La sastrería de los dioses
Wagner escribe al director de orquesta Hans Richter en el verano de 1869 –el editor de la correspondencia, Ludwig Karpath, no atina a mayores precisiones– una carta en la que trata, entre otros asuntos, del vestuario más apropiado para unas representaciones de su tetralogía. Dos preocupaciones tensan su prosa: que los diseñadores sigan las huellas del pintor Michael Echter, que ha cubierto con sus frescos tantos muros de los delirantes palacios erigidos por Luis II de Baviera, mecenas del pedigüeño Ricardón; y sus planes para construir un teatro lírico pura y exclusivamente alemán, libre de tentaciones latinas, cosmopolitas y judaicas.

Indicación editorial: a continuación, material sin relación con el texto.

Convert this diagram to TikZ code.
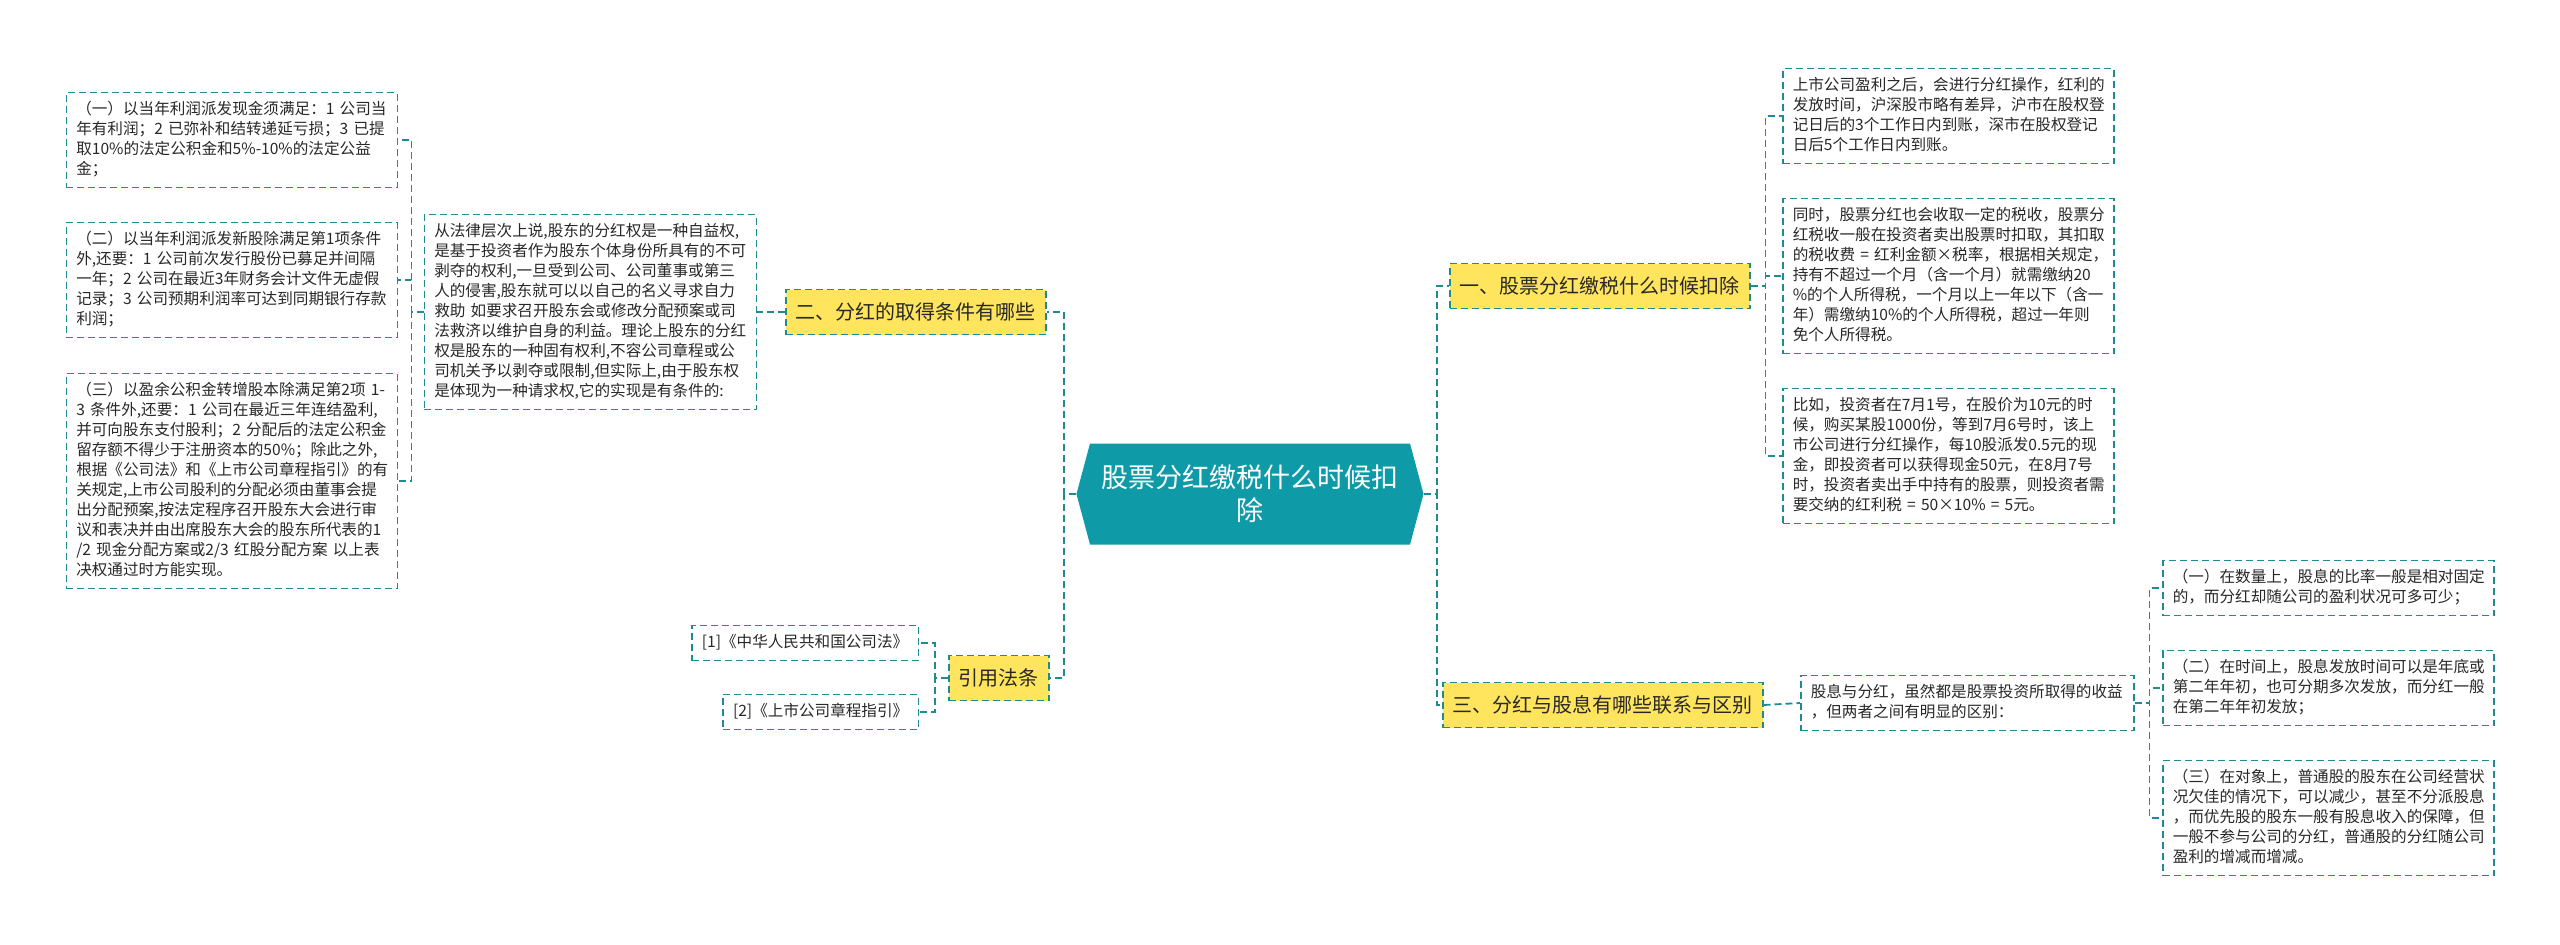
\documentclass[tikz,border=0pt]{standalone}
\usepackage{fontspec}
\setmainfont{Noto Sans CJK SC}
\usepackage{tikz}
\usetikzlibrary{shapes.symbols}
\definecolor{mapTeal}{RGB}{14,154,167}
\definecolor{mapLine}{RGB}{32,138,148}
\definecolor{mapYellow}{RGB}{255,228,94}
\definecolor{mapText}{RGB}{40,40,40}

\begin{document}
\begin{tikzpicture}[x=0.5pt, y=-0.5pt,
leaf/.style={rectangle, draw=mapLine, fill=white, line width=0.75pt,
dash pattern=on 3.5pt off 2pt, align=left, inner xsep=5pt, inner ysep=3.75pt,
font=\fontsize{7.8}{10}\selectfont, text=mapText,
execute at begin node=\strut, execute at end node=\strut},
topic/.style={rectangle, draw=mapLine, fill=mapYellow, line width=0.75pt,
dash pattern=on 3.5pt off 2pt, minimum height=22.5pt, inner xsep=5pt,
font=\fontsize{10}{12}\selectfont, text=mapText},
hub/.style={signal, signal to=west and east, signal pointer angle=150,
fill=mapTeal, text=white, text width=150pt, align=center,
minimum height=50.5pt, inner xsep=5pt, font=\fontsize{13.5}{16.5}\selectfont},
link/.style={draw=mapLine, line width=0.9pt, dash pattern=on 3.5pt off 2pt}]
\useasboundingbox (0,0) rectangle (2560,944);
\node[hub] (hub) at (1250,494) {股票分红缴税什么时候扣\\除};
% left branch
\node[topic, anchor=west] (cond) at (785,312) {二、分红的取得条件有哪些};
\node[topic, anchor=west] (cite) at (948,678) {引用法条};
\node[leaf, text width=156pt, anchor=east] (claim) at (757,312)
    {从法律层次上说,股东的分红权是一种自益权,\\是基于投资者作为股东个体身份所具有的不可\\剥夺的权利,一旦受到公司、公司董事或第三\\人的侵害,股东就可以以自己的名义寻求自力\\救助~如要求召开股东会或修改分配预案或司\\法救济以维护自身的利益。理论上股东的分红\\权是股东的一种固有权利,不容公司章程或公\\司机关予以剥夺或限制,但实际上,由于股东权\\是体现为一种请求权,它的实现是有条件的:};
\node[leaf, text width=155.5pt, anchor=east] (condA) at (398,140)
    {（一）以当年利润派发现金须满足：1~公司当\\年有利润；2~已弥补和结转递延亏损；3~已提\\取10\%的法定公积金和5\%-10\%的法定公益\\金；};
\node[leaf, text width=155.5pt, anchor=east] (condB) at (398,280)
    {（二）以当年利润派发新股除满足第1项条件\\外,还要：1~公司前次发行股份已募足并间隔\\一年；2~公司在最近3年财务会计文件无虚假\\记录；3~公司预期利润率可达到同期银行存款\\利润；};
\node[leaf, text width=155.5pt, anchor=east] (condC) at (398,481)
    {（三）以盈余公积金转增股本除满足第2项~1-\\3~条件外,还要：1~公司在最近三年连结盈利,\\并可向股东支付股利；2~分配后的法定公积金\\留存额不得少于注册资本的50\%；除此之外,\\根据《公司法》和《上市公司章程指引》的有\\关规定,上市公司股利的分配必须由董事会提\\出分配预案,按法定程序召开股东大会进行审\\议和表决并由出席股东大会的股东所代表的1\\/2~现金分配方案或2/3~红股分配方案~以上表\\决权通过时方能实现。};
\node[leaf, anchor=east] (lawA) at (919,643) {[1]《中华人民共和国公司法》};
\node[leaf, anchor=east] (lawB) at (919,712) {[2]《上市公司章程指引》};
% right branch
\node[topic, anchor=west] (tax) at (1449,286) {一、股票分红缴税什么时候扣除};
\node[topic, anchor=west] (diff) at (1442,705) {三、分红与股息有哪些联系与区别};
\node[leaf, text width=155.5pt, anchor=west] (timing) at (1782,116)
    {上市公司盈利之后，会进行分红操作，红利的\\发放时间，沪深股市略有差异，沪市在股权登\\记日后的3个工作日内到账，深市在股权登记\\日后5个工作日内到账。};
\node[leaf, text width=155.5pt, anchor=west] (rate) at (1782,276)
    {同时，股票分红也会收取一定的税收，股票分\\红税收一般在投资者卖出股票时扣取，其扣取\\的税收费~=~红利金额×税率，根据相关规定，\\持有不超过一个月（含一个月）就需缴纳20\\\%的个人所得税，一个月以上一年以下（含一\\年）需缴纳10\%的个人所得税，超过一年则\\免个人所得税。};
\node[leaf, text width=155.5pt, anchor=west] (sample) at (1782,456)
    {比如，投资者在7月1号，在股价为10元的时\\候，购买某股1000份，等到7月6号时，该上\\市公司进行分红操作，每10股派发0.5元的现\\金，即投资者可以获得现金50元，在8月7号\\时，投资者卖出手中持有的股票，则投资者需\\要交纳的红利税~=~50×10\%~=~5元。};
\node[leaf, text width=156.5pt, anchor=west] (gist) at (1800,703)
    {股息与分红，虽然都是股票投资所取得的收益\\，但两者之间有明显的区别：};
\node[leaf, text width=155.5pt, anchor=west] (amount) at (2162,588)
    {（一）在数量上，股息的比率一般是相对固定\\的，而分红却随公司的盈利状况可多可少；};
\node[leaf, text width=155.5pt, anchor=west] (period) at (2162,688)
    {（二）在时间上，股息发放时间可以是年底或\\第二年年初，也可分期多次发放，而分红一般\\在第二年年初发放；};
\node[leaf, text width=155.5pt, anchor=west] (holder) at (2162,818)
    {（三）在对象上，普通股的股东在公司经营状\\况欠佳的情况下，可以减少，甚至不分派股息\\，而优先股的股东一般有股息收入的保障，但\\一般不参与公司的分红，普通股的分红随公司\\盈利的增减而增减。};
% connectors
\draw[link] (hub.west) -- ++(-12,0) |- (cond.east);
\draw[link] (hub.west) -- ++(-12,0) |- (cite.east);
\draw[link] (hub.east) -- ++(13,0) |- (tax.west);
\draw[link] (hub.east) -- ++(13,0) |- (diff.west);
\draw[link] (cond.west) -- (claim.east);
\draw[link] (claim.west) -- ++(-12,0) |- (condA.east);
\draw[link] (claim.west) -- ++(-12,0) |- (condB.east);
\draw[link] (claim.west) -- ++(-12,0) |- (condC.east);
\draw[link] (cite.west) -- ++(-13,0) |- (lawA.east);
\draw[link] (cite.west) -- ++(-13,0) |- (lawB.east);
\draw[link] (tax.east) -- ++(15,0) |- (timing.west);
\draw[link] (tax.east) -- ++(15,0) |- (rate.west);
\draw[link] (tax.east) -- ++(15,0) |- (sample.west);
\draw[link] (diff.east) -- (gist.west);
\draw[link] (gist.east) -- ++(15,0) |- (amount.west);
\draw[link] (gist.east) -- ++(15,0) |- (period.west);
\draw[link] (gist.east) -- ++(15,0) |- (holder.west);
\end{tikzpicture}
\end{document}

En efecto, Echler, en la línea de cierta pintura de la época, imagina a los dioses en la tradición de la pintura académica europea, o sea como dioses del paganismo clásico, es decir mediterráneo. La estatuaria griega y romana sirven de referencia, en tanto de las divinidades nórdicas no quedan huellas visibles. Para Wagner, vestir a sus divos con túnicas meridionales, era como disfrazarlos y desvirtuarlos.
¿Qué modelos proponía tener en cuenta? No pueden ser más bizarros, por no decir hilarantes: observar los viejos escudos medievales de Prusia, con sus gigantes velludos empuñando garrotas, el dios Froh con la hoz de las cosechas, Fricka –una buena maruja– ocupada con su huso de hilar y Freia con frutas y flores, acaso con un puesto en el mercado de la Plaza Mayor. Es sabido que a Wagner le repelía el arte de los pintores decoradores que servían en los teatros de ópera de su tiempo. Sus bellos paisajes y sus imponentes construcciones eran como cuadros estáticos donde se perdía la acción de sus actores. Pero, en su lugar ¿qué? Acaso el músico estaba pensando en un arte que reuniera a todas las artes en una sola etsructura, un arte del futuro, un arte inexistente: el cine. Y, en efecto, llegó y así estamos viendo a Superman, a Conan el Bárbaro, a los enanos y los príncipes y las doncellas misioneras del Señor de los Anillos. El arte del siglo XX ha llegado y se ha vuelto canónico, entre el cómic y la pantalla tridmenisonal. Quién se lo hubiera dicho a don Ricardón.